3 MAY 1935, Page 20

THE OUTLOOK FOR EUROPE

[To the Editor of THE SPECTATOR.] SIR,—The peace of Europe waits upon the readiness to face squarely the stark realities of the embroiled situation. The veriest vicious circle the Powers are enacting in trying to dispel the war-breeding atmosphere. Consider : Agreements are not being kept, so that they meet to make agreements again. Can anything exceed such procedure for futile circularity ?
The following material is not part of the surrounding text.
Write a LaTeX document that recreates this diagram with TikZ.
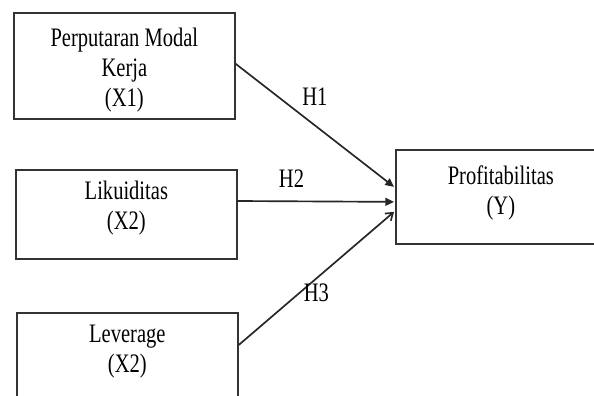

If the Powers are in real earnest why don't they enter into the reason of the chronic defection, and effectively deal with that element of the situation ? Now, the surest way to find this out is to put themselves in the place of the violators. Let England, France or any of the Powers sincerely ask themselves what their own attitude would be upon having been mutilated and humiliated, deservedly or not. Then they would realize how those who have been so dealt with must feel, and what therefore must constantly be in the back of their mind. Nations never forget.

No : Promises will not lead to Peace ; only Intentions will. That is to say, a change of heart, not a verbal pledge. Even if the present spokesman of a nation actually means what he says, be he Hitler himself, still it will make no difference as to the aggrieved nation's underlying attitude, with its periodic outbreaks of unilateral actions.

Unilateral actions are elemental actions. Nothing shows forth more patently the demoralized state in which the world is floundering than the prevalence, in varied forms, of the spirit of direct, unilateral action. And it all, let us be frank, has its roots in the unilateral character of the Peace Treaties.

Not until Negotiated Peace Treaties are substituted for Dictated Treaties can there be reasonable expectation of peace. Such a move, replacing exactions with concessions, would bring the Treaties in line with human nature, and economic exigencies, and that alone is a safe foundation of

peace.--Yours faithfully, • GABRIEL WELLS. 145 West 57th Street, New York.